Review The Stick Maker Tales, National Theatre Wales by Kevin Johnson

The Stick Maker Tales by Peter Cox

Pavilion, Llandrindod Wells

12/7/2018

⭐️⭐️⭐️⭐️⭐️

You wait ages for a good play, and then two come along at once. Another of National Theatre Wales’ NHS70 plays, this time performed in the Mid-Wales town of Llandrindod Wells, a Victorian spa and market town.

The Stick Maker is Geth Roberts, an old sheep farmer working up the Elan valley, high above the market town of Rhayader. Famous for his hand-made shepherds crooks, and feeling the advances of time, he recounts stories of his family, and the part the NHS played in their lives.

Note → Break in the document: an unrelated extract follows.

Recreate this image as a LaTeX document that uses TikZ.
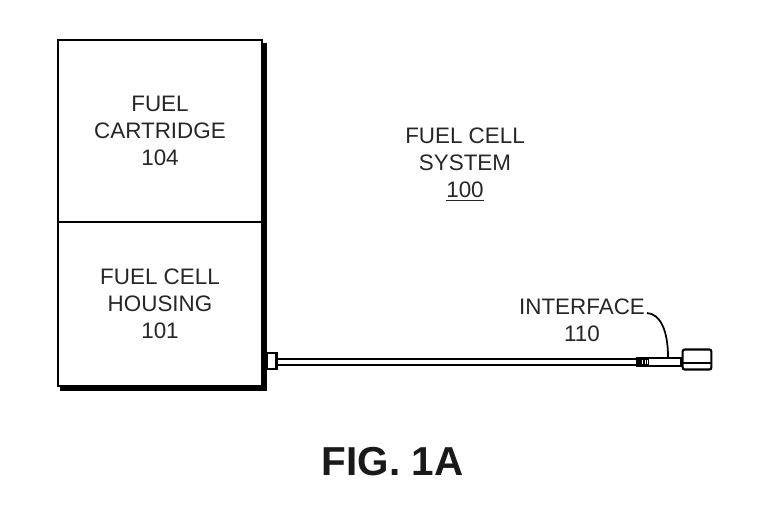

From his grandfather’s death from tetanus, to his nephew’s work accident, and his own failing body, he speaks of his life working the hills and valleys with fondness, honesty, and humour. But now his eyesight is fading, and what good is a shepherd who can’t look after his sheep?

Peter Cox has created a wonderful character in Geth, and written a play full of humour, old-fashioned warmth, and truths. From Geth’s proud declaration that ‘I’ve alway paid my stamp’, to the harshness of losing his stillborn twin, this is no rose-tinted vision of the past, just a simple reminder of the lives of ordinary people before and after the health service was created.

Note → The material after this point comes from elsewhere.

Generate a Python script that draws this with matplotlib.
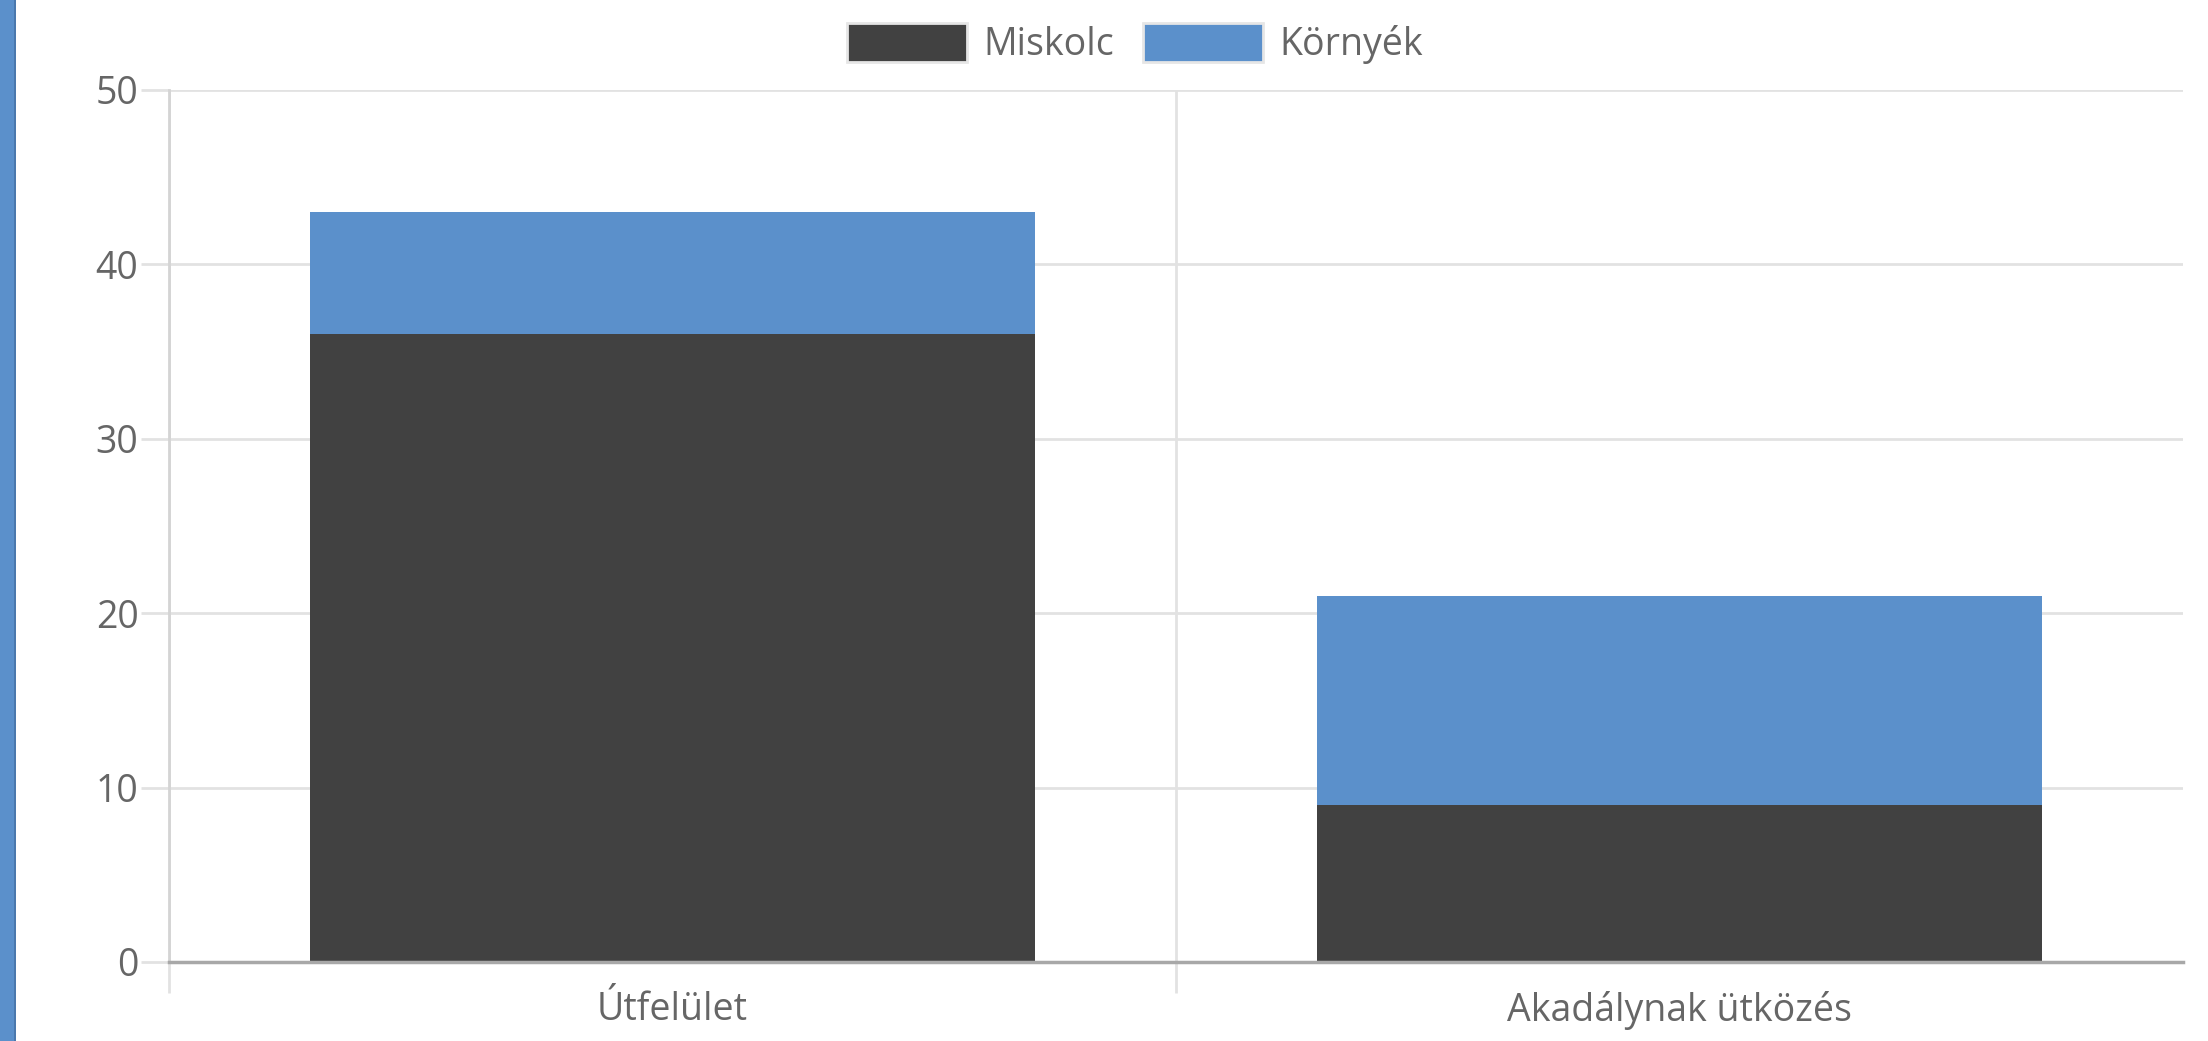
import matplotlib.pyplot as plt
from matplotlib.patches import Rectangle

# data
categories = ['Útfelület', 'Akadálynak ütközés']
miskolc = [36, 9]
kornyek = [7, 12]
series_names = ['Miskolc', 'Környék']
y_ticks = [0, 10, 20, 30, 40, 50]

dark = '#414141'
blue = '#5b90cb'
text_col = '#666666'
grid_col = '#e2e2e2'

plt.rcParams['font.family'] = ['Open Sans', 'DejaVu Sans']

fig = plt.figure(figsize=(22.08, 10.41), dpi=100)
ax = fig.add_axes([169 / 2208, 79 / 1041, 2014 / 2208, 872 / 1041])

# blue stripe on the left edge of the page
fig.patches.append(Rectangle((0, 0), 14 / 2208, 1, transform=fig.transFigure,
                             facecolor=blue, edgecolor='none'))
fig.patches.append(Rectangle((14 / 2208, 0), 2 / 2208, 1, transform=fig.transFigure,
                             facecolor='#4a78ad', edgecolor='none'))

x = list(range(len(categories)))
ax.bar(x, miskolc, width=0.72, color=dark, label=series_names[0], zorder=3)
ax.bar(x, kornyek, width=0.72, bottom=miskolc, color=blue, label=series_names[1], zorder=3)

ax.set_xlim(-0.5, 1.5)
ax.set_ylim(0, 50)
ax.set_yticks(y_ticks)
ax.set_xticks(x)
ax.set_xticklabels(categories)
ax.set_xticks([-0.5, 0.5], minor=True)

ax.grid(axis='y', color=grid_col, linewidth=2, zorder=0)
ax.grid(axis='x', which='minor', color=grid_col, linewidth=2, zorder=0)
ax.grid(axis='x', which='major', visible=False)

for side in ['top', 'right']:
    ax.spines[side].set_visible(False)
ax.spines['left'].set_color('#d4d4d4')
ax.spines['left'].set_linewidth(2)
ax.spines['bottom'].set_color('#a8a8a8')
ax.spines['bottom'].set_linewidth(2.5)
ax.spines['bottom'].set_zorder(4)

ax.tick_params(axis='y', length=20, width=2, color=grid_col, pad=2,
               labelsize=27, labelcolor=text_col)
ax.tick_params(axis='x', which='major', length=0, pad=21,
               labelsize=27, labelcolor=text_col)
ax.tick_params(axis='x', which='minor', length=22, width=2, color=grid_col)

handles = [Rectangle((0, 0), 1, 1, facecolor=dark, edgecolor='#e6e6e6', linewidth=2),
           Rectangle((0, 0), 1, 1, facecolor=blue, edgecolor='#e6e6e6', linewidth=2)]
leg = fig.legend(handles, series_names, loc='center', bbox_to_anchor=(0.514, 0.958),
                 ncol=2, frameon=False, fontsize=27, handlelength=3.2,
                 handleheight=1.2, handletextpad=0.45, columnspacing=0.75)
for t in leg.get_texts():
    t.set_color(text_col)

fig.savefig('out.png', dpi=100)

The accent and dialect used are a tribute to the research put in by both actor and writer, and have had a very favourable response from the community portrayed. Sheep are ‘yowes’, a large flock is a ‘hep of sheep’, a shout of pain is a ‘bellock’. A clumsy new shepherd is ‘a young lumper’, while Geth himself is old but can still ‘nettle to it’.

Director Kully Thiarai skilfully marries the script with Llion Williams superb performance. Making the most of the jokes, he soon makes us warm to the gruff, plain-spoken farmer, whose belief that ‘a good shepherd looks after the whole flock, not one or a few’ parallels the underlying principles of the NHS itself.

That may seem like a simple observation, but with the constant attempts at privatisation, it’s one that needs making again and again.

National Theatre Wales have maintained a high standard over the last ten years, and if this play is anything to go by, those standards are actually getting higher.